Last year, I ran some numbers on teams from one year and where they return to the next. Some of the work, updated with last year’s tournament, went into my 5 Things You Should Consider When Filling Out Your Bracket post.

I used some aspects of that in order to make some projections about the tournament. It was based on historic trends, patterns, and a three-year moving average. As it turned out, they were pretty good.

I came up with 16 to 18 teams from the ’07 second round making the ’08 second round, and 17 ended up doing it.

I projected nine teams from the ’07 second round making the ’08 Sweet 16, and 10 did. I projected that from four to six teams (and most likely six) from the ’07 Sweet 16 would make it that far in ’08, and five did.

It didn’t work so well when it came to the Elite Eight, since I had fewer than three Elite Eight teams from ’07 making it back in ’08, and four teams did. In my defense, the back-to-back years of zero returners in ’05 and ’06 messed up the moving average analysis, and it was the first time that the number of repeat Elite Eight teams increased after having been three or more the previous season.

Anyway, I decided to do the same thing again this year. I am also publishing the projections this time just in case it turns out to be good again. I also applied the same analysis to seed in the first round, so we’ll see how this goes.

It could be that this is snake oil and I got lucky last year, or it could be really close again. We’ll have to see. Anyway, here’s what I got for this year:

  • 15 teams from the ’08 second round in the ’09 second round
  • From seven to nine (likely eight) teams from the ’08 second round in the ’09 Sweet 16
  • Five to seven (likely six or seven) teams from the ’08 Sweet 16 in the ’09 Sweet 16
  • Between one and three (likely one) teams from the ’08 Elite Eight in the ’09 Elite Eight
  • One team from the ’08 Elite Eight in the ’09 Final Four
  • Either five or six (likely six) upsets in the ’09 first round

If there are five first round upsets, the second round will have four ones, four twos, four threes, three fours, three fives, three sixes, two sevens, one eight, three nines, two tens, zero elevens, three twelves, one thirteen, and zero each of fourteens, fifteens, and sixteens.

If there are six first round upsets, the second round will have the same as above only with one five, four sixes, three twelves, and zero elevens.

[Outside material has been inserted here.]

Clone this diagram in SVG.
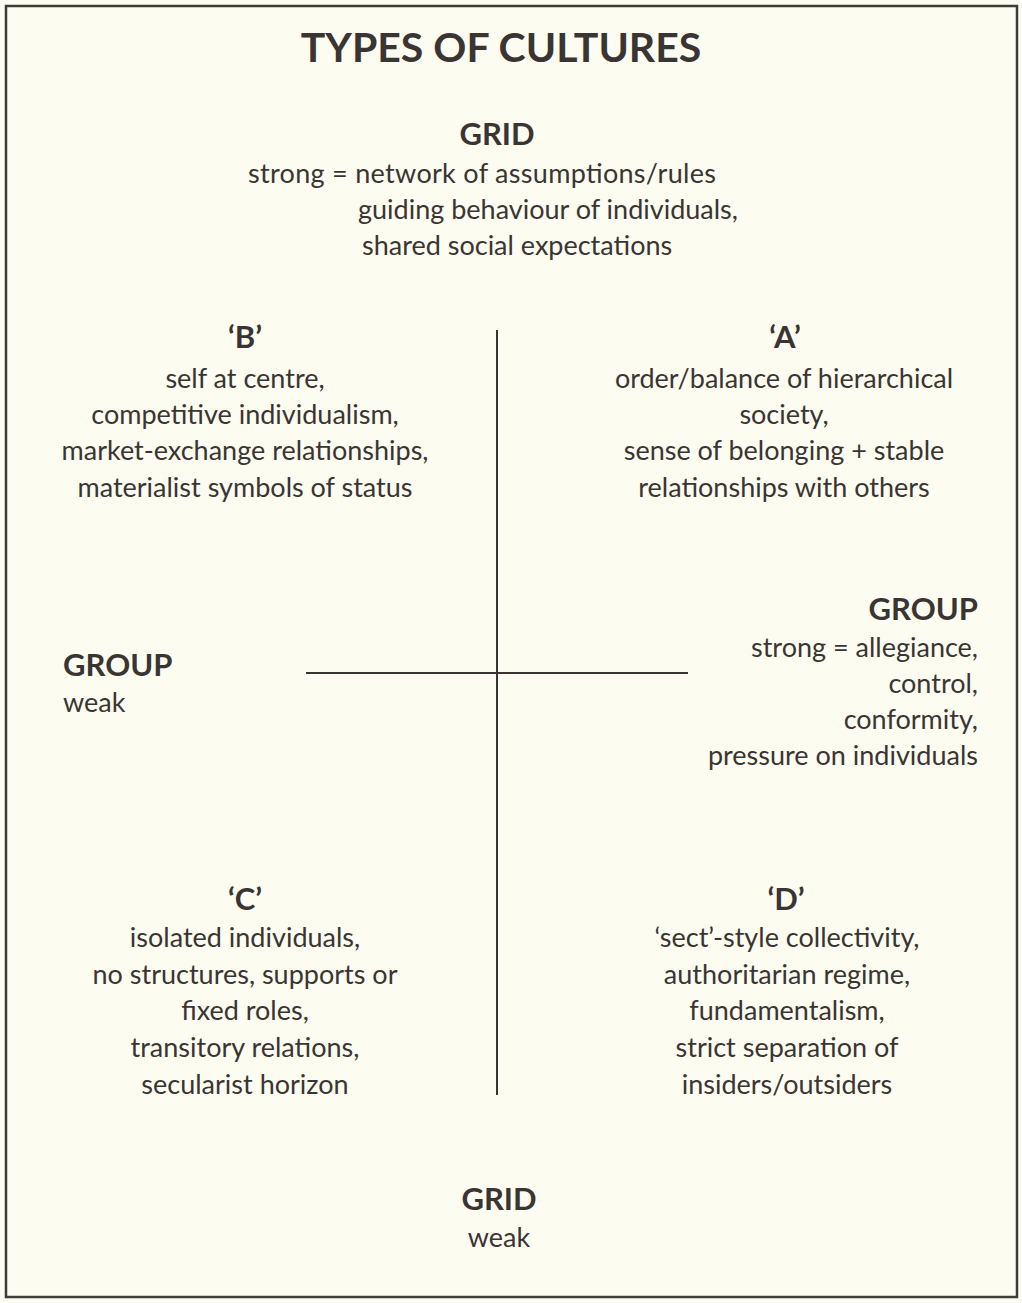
<svg xmlns="http://www.w3.org/2000/svg" width="1022" height="1303" viewBox="0 0 1022 1303">
<style>
text{font-family:Lato,"Open Sans","Liberation Sans",sans-serif;fill:#3a3533;font-size:27px}
.t{font-size:41px;font-weight:bold}
.h{font-size:31px;font-weight:bold}
.m{text-anchor:middle}
.r{text-anchor:end}
.ln{stroke:#3a3533;stroke-width:2;fill:none}
</style>
<rect x="0" y="0" width="1022" height="1303" fill="#fdfcf0"/>
<rect x="6" y="6" width="1011" height="1291" fill="none" stroke="#3f3b38" stroke-width="2.5"/>
<g id="title"><text class="t m" x="501" y="62">TYPES OF CULTURES</text></g>
<g id="connectors">
<line class="ln" x1="497" y1="330" x2="497" y2="1095"/>
<line class="ln" x1="306" y1="673" x2="688" y2="673"/>
</g>
<g id="grid-strong">
<text class="h m" x="497" y="145">GRID</text>
<text x="248" y="183" textLength="468" lengthAdjust="spacing">strong = network of assumptions/rules</text>
<text x="358" y="219">guiding behaviour of individuals,</text>
<text x="362" y="255">shared social expectations</text>
</g>
<g id="quadrant-B">
<text class="h m" x="245" y="348">‘B’</text>
<text class="m" x="245" y="388">self at centre,</text>
<text class="m" x="245" y="424">competitive individualism,</text>
<text class="m" x="245" y="460">market-exchange relationships,</text>
<text class="m" x="245" y="497">materialist symbols of status</text>
</g>
<g id="quadrant-A">
<text class="h m" x="785" y="348">‘A’</text>
<text class="m" x="784" y="388">order/balance of hierarchical</text>
<text class="m" x="784" y="424">society,</text>
<text class="m" x="784" y="460">sense of belonging + stable</text>
<text class="m" x="784" y="497">relationships with others</text>
</g>
<g id="group-weak">
<text class="h" x="63" y="676">GROUP</text>
<text x="63" y="712">weak</text>
</g>
<g id="group-strong">
<text class="h r" x="978" y="620">GROUP</text>
<text class="r" x="978" y="657">strong = allegiance,</text>
<text class="r" x="978" y="693">control,</text>
<text class="r" x="978" y="729">conformity,</text>
<text class="r" x="978" y="765">pressure on individuals</text>
</g>
<g id="quadrant-C">
<text class="h m" x="245" y="910">‘C’</text>
<text class="m" x="245" y="947">isolated individuals,</text>
<text class="m" x="245" y="984">no structures, supports or</text>
<text class="m" x="245" y="1020">fixed roles,</text>
<text class="m" x="245" y="1057">transitory relations,</text>
<text class="m" x="245" y="1094">secularist horizon</text>
</g>
<g id="quadrant-D">
<text class="h m" x="786" y="910">‘D’</text>
<text class="m" x="787" y="947">‘sect’-style collectivity,</text>
<text class="m" x="787" y="984">authoritarian regime,</text>
<text class="m" x="787" y="1020">fundamentalism,</text>
<text class="m" x="787" y="1057">strict separation of</text>
<text class="m" x="787" y="1094">insiders/outsiders</text>
</g>
<g id="grid-weak">
<text class="h m" x="499" y="1210">GRID</text>
<text class="m" x="499" y="1247">weak</text>
</g>
</svg>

As the post title indicates, I have a feeling that this is probably a fool’s errand. However, I’m hoping when the brackets come out that the combination of the returners and seeds will put together a pretty accurate projection of the field. I think it’s probably more likely that it will be impossible to meet all of the above conditions.

After all, if there’s one thing that I know about the tournament, it changes everything up the moment you think you have it figured out.